УМЭ — Университет марксистской эстетики, дом о трех этажах с колоннами, надстроенный еще тремя этажами. Вразнобой разбросаны по фасаду окна: окна, оконца, окошки. Есть большие, итальянские окна, одно такое окно внизу, в вестибюле, другое на втором этаже, там актовый зал. Есть окна поменьше, но переплеты у них изысканные, разветвленные, в форме дерева — наверное, символ: древо жизни бессмертной. Оконца в клозетах, причем в мужском, на двери которого когда-то было нацарапано примитивное «М», а ныне оттиснут силуэт петуха, оконце овальное; а на женском, где было нацарапано «Ж», а ныне нарисована игривая курочка, оконце ровное, круглое. Оконца — в Ленинской аудитории, причем и здесь они разной формы, ромбовидные параллелограммы, а есть даже и восьмиугольник; в виде звезд прорезаны оконца в аудитории Мира (бывшей Сталинской, как нетрудно смекнуть).

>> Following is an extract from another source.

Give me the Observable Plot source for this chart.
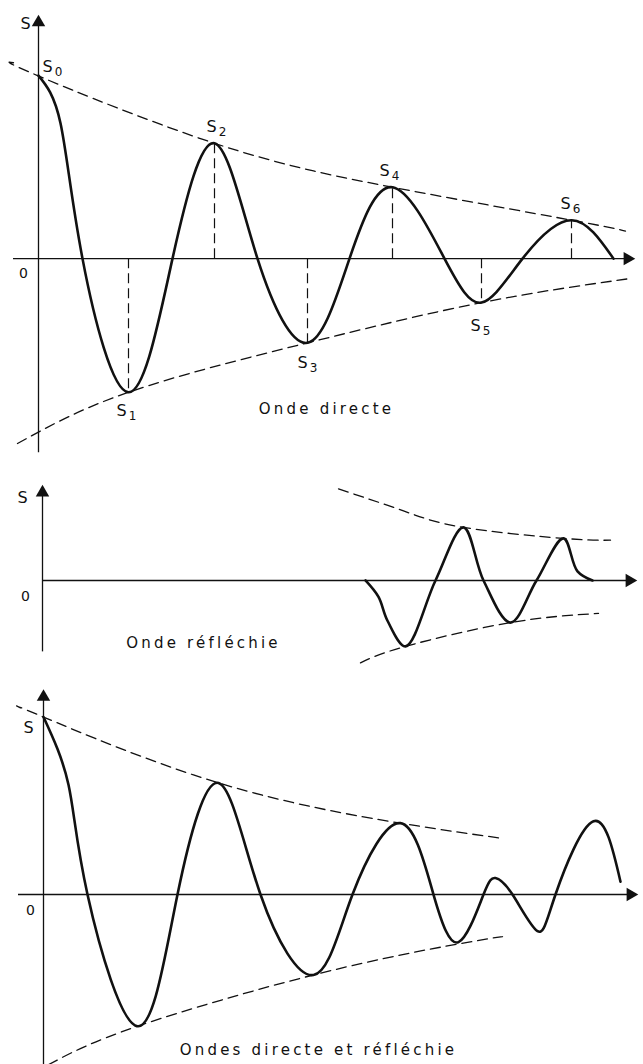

Самое странное оконце в приемной ректорского кабинета, там, где красуются разноцветные телефоны и у пишущей машинки сидит секретарша Надя — в виде шестиконечной звезды. Терпели, терпели, но в конце концов шестиконечной звезды не вытерпели, верхний и нижний лучи ее срезали, заложили какими-то камнями и осколками кирпича, склеили, слепили камень цементом, а с фасада закрасили, стало почти незаметно; однако окошко приняло уж и вовсе странную форму: как бы две буквы «М» положены набок и смотрят вершинами треугольников в разные стороны. К тому же в приемной у Нади стало темно: окошко выходит на север, почти упирается в стену соседнего дома, и не просто в стену, а в единственное окно, когда-то прорубленное в той кирпичной стене. Обитают там какие- то люди, а какие, ни я, ни мои сослуживцы, ни студенты, ни Надя поинтересоваться не удосужились; мне, впрочем, кажется, что там расположена кухня: время от времени появляется там какая-то дама, у дамы нагие, полные, нет, даже жирные плечи, на ней бордовая рубашечка с черными кружевами, и она, по-видимому, что-то мешает ложкой, большущей такой поварешкой, и время от времени пробует то, что мешает: поварешку поднимает высоко-высоко, осторожно наклоняет ее и ловит ртом капли, струйки, которые с нее стекают. Потом она исчезает в глубине своей кухни, потом снова выныривает оттуда, снова пробует свое варево с поварешки.